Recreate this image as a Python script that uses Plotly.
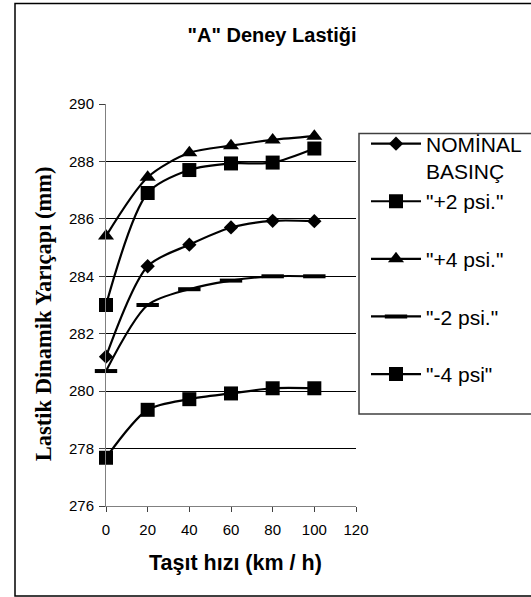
import plotly.graph_objects as go

speed = [0, 20, 40, 60, 80, 100]
nominal = [281.2, 284.35, 285.1, 285.7, 285.93, 285.92]
plus2 = [283.0, 286.9, 287.7, 287.93, 287.96, 288.45]
plus4 = [285.4, 287.45, 288.3, 288.55, 288.75, 288.88]
minus2 = [280.7, 283.0, 283.55, 283.85, 284.0, 284.0]
minus4 = [277.68, 279.35, 279.72, 279.92, 280.1, 280.1]

names = ['NOMİNAL<br>BASINÇ', '"+2 psi."<br>\u00a0', '"+4 psi."<br>\u00a0', '"-2 psi."<br>\u00a0', '"-4 psi"<br>\u00a0']
series = [nominal, plus2, plus4, minus2, minus4]
symbols = ['diamond', 'square', 'triangle-up', 'line-ew', 'square']
sizes = [11, 14, 14, 16, 14]

y_ticks = [276, 278, 280, 282, 284, 286, 288, 290]
grid_ticks = [278, 280, 282, 284, 286, 288]
x_ticks = [0, 20, 40, 60, 80, 100, 120]

fig = go.Figure()
for nm, ys, sym, sz in zip(names, series, symbols, sizes):
    marker = dict(symbol=sym, size=sz, color='black')
    if sym == 'line-ew':
        marker['line'] = dict(color='black', width=4)
    fig.add_trace(go.Scatter(
        x=speed, y=ys, name=nm, mode='lines+markers',
        line=dict(color='black', width=2.2, shape='spline', smoothing=0.8),
        marker=marker, cliponaxis=False, legendgroup=nm,
    ))

# gridline carrier (overlay axis)
fig.add_trace(go.Scatter(x=[None], y=[None], yaxis='y2', showlegend=False, hoverinfo='skip'))

L, R, T, B = 106, 175, 103.5, 91
W, H = 531, 597
pw, ph = W - L - R, H - T - B

def px(x):
    return (x - L) / pw

def py(y):
    return (H - B - y) / ph

fig.update_layout(
    width=W, height=H,
    margin=dict(l=L, r=R, t=T, b=B, autoexpand=False),
    paper_bgcolor='white', plot_bgcolor='white',
    font=dict(family='Liberation Sans, Arial, sans-serif', color='black'),
    title=dict(text='<b>"A" Deney Lastiği</b>', font=dict(size=20, family='Liberation Sans, Arial'),
               x=272 / W, xref='container', xanchor='center', y=1 - 35 / H, yref='container', yanchor='middle'),
    xaxis=dict(range=[0, 120], tickvals=x_ticks, ticks='outside', ticklen=5, tickcolor='#404040',
               showline=True, linecolor='#808080', linewidth=1, showgrid=False, zeroline=False,
               tickfont=dict(size=15), ticklabelstandoff=5),
    yaxis=dict(range=[276, 290], tickvals=y_ticks, ticks='outside', ticklen=6, tickcolor='#404040',
               showline=True, linecolor='#808080', linewidth=1, showgrid=False, zeroline=False,
               tickfont=dict(size=15), ticklabelstandoff=2),
    yaxis2=dict(range=[276, 290], overlaying='y', tickvals=grid_ticks, showgrid=True, gridcolor='black',
                gridwidth=1, showticklabels=False, ticks='', zeroline=False, showline=False, layer='below traces'),
    legend=dict(x=px(366), y=py(123), xanchor='left', yanchor='top', bgcolor='rgba(0,0,0,0)',
                borderwidth=0, font=dict(size=21), valign='top', itemwidth=50,
                tracegroupgap=0, traceorder='normal'),
    showlegend=True,
)

fig.add_annotation(text='<b>Taşıt hızı (km / h)</b>', x=px(235), y=py(563), xref='paper', yref='paper',
                   showarrow=False, font=dict(size=21.5, family='Liberation Sans, Arial'), yanchor='middle')
fig.add_annotation(text='<b>Lastik Dinamik Yarıçapı (mm)</b>', x=px(43), y=py(314), xref='paper', yref='paper',
                   showarrow=False, textangle=-90, font=dict(size=22.5, family='Liberation Serif, Times New Roman, serif'),
                   xanchor='center', yanchor='middle')

# outer frame and legend box
fig.add_shape(type='rect', xref='paper', yref='paper', x0=px(15), y0=py(596), x1=px(560), y1=py(3),
              line=dict(color='black', width=1.5), layer='below')
fig.add_shape(type='rect', xref='paper', yref='paper', x0=px(359), y0=py(414), x1=px(560), y1=py(133),
              line=dict(color='#404040', width=1.5), layer='below')

fig.write_html('out.html')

§ **Exercise**: Leave out the pictures and restate, word for word, the lines from the top of the data through the line containing "sizes = [11, 14, 14, 16, 14]", both included.

§ **Answer in full**:
Recreate this image as a Python script that uses Plotly.
import plotly.graph_objects as go

speed = [0, 20, 40, 60, 80, 100]
nominal = [281.2, 284.35, 285.1, 285.7, 285.93, 285.92]
plus2 = [283.0, 286.9, 287.7, 287.93, 287.96, 288.45]
plus4 = [285.4, 287.45, 288.3, 288.55, 288.75, 288.88]
minus2 = [280.7, 283.0, 283.55, 283.85, 284.0, 284.0]
minus4 = [277.68, 279.35, 279.72, 279.92, 280.1, 280.1]

names = ['NOMİNAL<br>BASINÇ', '"+2 psi."<br>\u00a0', '"+4 psi."<br>\u00a0', '"-2 psi."<br>\u00a0', '"-4 psi"<br>\u00a0']
series = [nominal, plus2, plus4, minus2, minus4]
symbols = ['diamond', 'square', 'triangle-up', 'line-ew', 'square']
sizes = [11, 14, 14, 16, 14]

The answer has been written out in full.